The anti-globalization movement is sophisticated about all this in some ways, but clueless in others. Its leaders are adept at manipulating the media -- considerably more so than the suits running the WTO -- but have little understanding of what globalization is or where it is taking us.

They are hopelessly infatuated with an image of life in stable, homogenous, relatively isolated communities and societies. They tend to view globalization as a malevolent threat to such ways of life that must be slowed, halted or even reversed. Blinkered by this narrow vision, they fail to see that they are themselves agents of globalization -- in some ways in the vanguard.

They are vigilantly opposed to economic practices that change the cultures and lifestyles of indigenous peoples. They do not seem to recognize that attempts to mobilize such people against free trade -- indeed, bringing some indigenous leaders to Seattle to take part in demonstrations -- also create irreversible changes.

The protesters in Seattle are not alone in their tendency to view globalization as mainly (or exclusively) a matter of economic integration, and as a recent deviation from a norm of stability and relative isolation.

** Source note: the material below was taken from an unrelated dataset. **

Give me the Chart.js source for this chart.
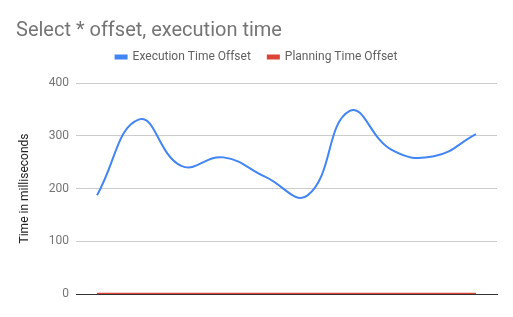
<!DOCTYPE html>
<html>
<head>
<meta charset="utf-8">
<script src="https://cdn.jsdelivr.net/npm/chart.js@4"></script>
<style>
  html, body { margin: 0; padding: 0; background: #fff; }
  #wrap { width: 513px; height: 317px; }
</style>
</head>
<body>
<div id="wrap"><canvas id="chart" width="513" height="317"></canvas></div>
<script>
// runs of the query, one per category (no labels shown on the axis)
const categories = ['1', '2', '3', '4', '5', '6', '7', '8', '9', '10'];
const executionTime = [187, 331, 243, 259, 222, 187, 347, 273, 261, 303];
const planningTime = [0.6, 0.5, 0.7, 0.6, 0.5, 0.5, 0.6, 0.5, 0.5, 0.7];
const yTicks = [0, 100, 200, 300, 400];

// extra room under the legend
const legendGap = {
  id: 'legendGap',
  beforeInit(chart) {
    const fit = chart.legend.fit;
    chart.legend.fit = function () {
      fit.bind(chart.legend)();
      this.height += 10;
    };
  }
};

const ctx = document.getElementById('chart').getContext('2d');
new Chart(ctx, {
  type: 'line',
  data: {
    labels: categories,
    datasets: [{
      label: 'Execution Time Offset',
      data: executionTime,
      borderColor: '#4285f4',
      backgroundColor: '#4285f4',
      borderWidth: 2,
      pointRadius: 0,
      tension: 0.45
    }, {
      label: 'Planning Time Offset',
      data: planningTime,
      borderColor: '#db4437',
      backgroundColor: '#db4437',
      borderWidth: 2,
      pointRadius: 0,
      tension: 0.45
    }]
  },
  options: {
    responsive: false,
    animation: false,
    layout: { padding: { left: 16, right: 16, bottom: 23, top: 0 } },
    plugins: {
      title: {
        display: true,
        text: 'Select * offset, execution time',
        align: 'start',
        color: '#757575',
        font: { family: 'Roboto', size: 20, weight: 'normal' },
        padding: { top: 19, bottom: -9 }
      },
      legend: {
        position: 'top',
        labels: {
          boxWidth: 11,
          boxHeight: 3,
          color: '#616161',
          font: { family: 'Roboto', size: 12 },
          padding: 17
        }
      },
      tooltip: { enabled: false }
    },
    scales: {
      x: {
        offset: true,
        grid: { display: false, drawTicks: false },
        border: { display: true, color: '#333333', width: 1 },
        ticks: { display: false },
        afterFit: (scale) => { scale.height = 0; }
      },
      y: {
        min: 0,
        max: 400,
        afterBuildTicks: (scale) => { scale.ticks = yTicks.map(v => ({ value: v })); },
        grid: { color: '#cccccc', drawTicks: false },
        border: { display: false },
        ticks: {
          color: '#757575',
          padding: 7,
          font: { family: 'Roboto', size: 12 }
        },
        title: {
          display: true,
          text: 'Time in milliseconds',
          color: '#222222',
          padding: { top: 2, bottom: 0 },
          font: { family: 'Roboto', size: 12 }
        },
        afterFit: (scale) => { scale.width = 60; }
      }
    }
  },
  plugins: [legendGap]
});
</script>
</body>
</html>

That kind of thinking, however sloppy, is widespread even among the experts.

For example, "Has Globalization Gone Too Far?," a widely-quoted recent book on globalization by Dani Rodrik, states clearly on page one that globalization is "the international integration of markets for goods, services and capital." Thomas Friedman, in his best-selling "The Lexus and the Olive Tree," doesn't ignore the psychological aspects of globalization, but he definitely views them as secondary to the economic action. His provocative preface declares, "The World Is Ten Years Old" -- quoting a Merrill Lynch newspaper ad saying the world was born when the Berlin Wall fell in 1989.

A wider and deeper view of globalization comes from the Australian sociologist Malcolm Waters. He defines globalization as "a social process in which the constraints of geography on social and cultural arrangements recede and in which people become increasingly aware that they are receding."

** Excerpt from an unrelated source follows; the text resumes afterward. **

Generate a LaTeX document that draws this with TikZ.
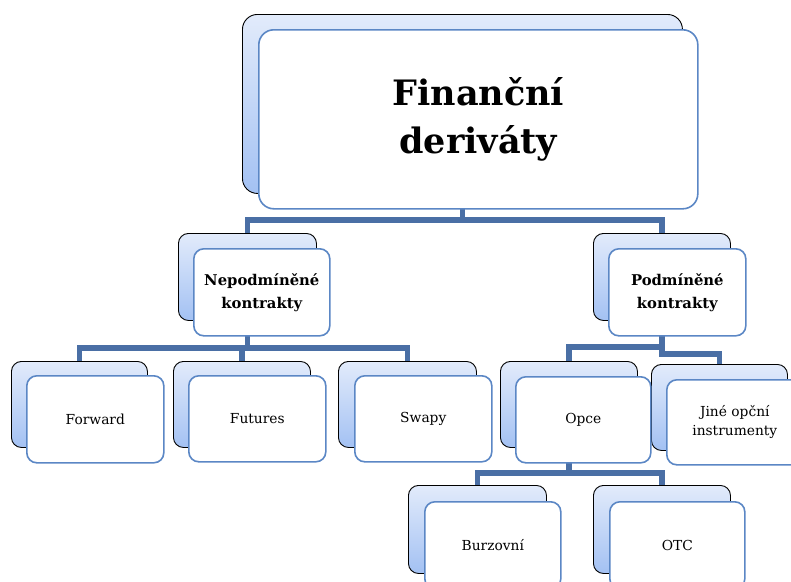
\documentclass[tikz,border=0pt]{standalone}
\usepackage{fontspec}
\setmainfont{DejaVu Serif}
\definecolor{conncol}{HTML}{4A6FA5}
\definecolor{frontcol}{HTML}{5B87C5}
\definecolor{gradtop}{HTML}{E2EBFB}
\definecolor{gradbot}{HTML}{A3C1F3}
\pgfdeclarelayer{bg}
\pgfsetlayers{bg,main}
\tikzset{
  conn/.style={draw=conncol, line width=5.5pt, line join=miter},
  backbox/.style={draw=black, line width=0.9pt, rounded corners=10pt,
    top color=gradtop, bottom color=gradbot, anchor=north west, inner sep=0pt},
  frontbox/.style={draw=frontcol, line width=1.6pt, rounded corners=10pt,
    fill=white, anchor=north west, inner sep=0pt, align=center,
    font=\fontsize{13.8}{19}\selectfont},
  boldtext/.style={font=\fontsize{14.8}{23}\selectfont\bfseries},
  titletext/.style={rounded corners=15pt, font=\fontsize{35}{50}\selectfont\bfseries},
}
\begin{document}
\begin{tikzpicture}[x=1pt,y=-1pt]
\useasboundingbox (0,0) rectangle (791,581);
\clip (0,0) rectangle (791,581);
% back boxes
\path
  (242,14)  node[backbox, rounded corners=15pt, minimum width=440pt, minimum height=179pt] (topb) {}
  (178,233) node[backbox, minimum width=138pt, minimum height=87pt] (nepb) {}
  (593,233) node[backbox, minimum width=137pt, minimum height=87pt] (podb) {}
  (11,361)  node[backbox, minimum width=136pt, minimum height=86pt] (forb) {}
  (173,361) node[backbox, minimum width=137pt, minimum height=86pt] (futb) {}
  (338,361) node[backbox, minimum width=138pt, minimum height=86pt] (swab) {}
  (500,361) node[backbox, minimum width=137pt, minimum height=86pt] (opcb) {}
  (651,364) node[backbox, minimum width=136pt, minimum height=86pt] (jinb) {}
  (408,485) node[backbox, minimum width=138pt, minimum height=88pt] (burb) {}
  (593,485) node[backbox, minimum width=137pt, minimum height=88pt] (otcb) {};
% front boxes
\path
  (258,29)  node[frontbox, titletext, minimum width=439pt, minimum height=179pt] (topf) {Finanční\\[-2pt] deriváty}
  (193,248) node[frontbox, boldtext, minimum width=136pt, minimum height=87pt] (nepf) {Nepodmíněné\\kontrakty}
  (608,248) node[frontbox, boldtext, minimum width=137pt, minimum height=87pt] (podf) {Podmíněné\\kontrakty}
  (26,375)  node[frontbox, minimum width=137pt, minimum height=87pt] (forf) {Forward}
  (188,375) node[frontbox, minimum width=137pt, minimum height=86pt] (futf) {Futures}
  (354,375) node[frontbox, minimum width=137pt, minimum height=86pt] (swaf) {Swapy}
  (515,376) node[frontbox, minimum width=135pt, minimum height=86pt] (opcf) {Opce}
  (666,379) node[frontbox, minimum width=136pt, minimum height=85pt] (jinf) {Jiné opční\\instrumenty}
  (424,501) node[frontbox, minimum width=136pt, minimum height=87pt] (burf) {Burzovní}
  (609,501) node[frontbox, minimum width=135pt, minimum height=87pt] (otcf) {OTC};
% connectors
\begin{pgfonlayer}{bg}
\fill[white] (0,0) rectangle (791,581);
\draw[conn] (topb.center) -- (topb.center |- 0,220) -| (nepb.center);
\draw[conn] (topb.center |- 0,220) -| (podb.center);
\draw[conn] (nepb.center) -- (nepb.center |- 0,348) -| (forb.center);
\draw[conn] (nepb.center |- 0,348) -| (futb.center);
\draw[conn] (nepb.center |- 0,348) -| (swab.center);
\draw[conn] (podb.center) -- (podb.center |- 0,347) -| (opcb.center);
\draw[conn] (podb.center |- 0,347) -- (podb.center |- 0,354) -| (jinb.center);
\draw[conn] (opcb.center) -- (opcb.center |- 0,473) -| (burb.center);
\draw[conn] (opcb.center |- 0,473) -| (otcb.center);
\end{pgfonlayer}
\end{tikzpicture}
\end{document}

He regards globalization as a huge process that has been underway for centuries, though it took a major leap in the middle of this millennium with the voyages of discovery, the Copernican revolution and the publication of the first maps of the world. Consciousness of globalization, he points out, could not really begin to develop until people became convinced that they inhabited a globe.

But globalization is moving with increasing speed. In the past decade, all parts of the process -- technological leaps, political and cultural changes, economic integration, concern about ecological impact, the spreading sense of living in the whole world -- have been coming together and moving faster. In that sense, Friedman is right -- globalization is happening now and sweeping us along, carrying us into a new kind of civilization.

Political movements can affect policies and events in this new world, but nobody has the power to turn back the clock. Ironically, both the dignitaries in the meeting rooms in Seattle and the protesters in the streets are cosmopolitans, global citizens, not only participating in the globalizing process, but also hastening it along.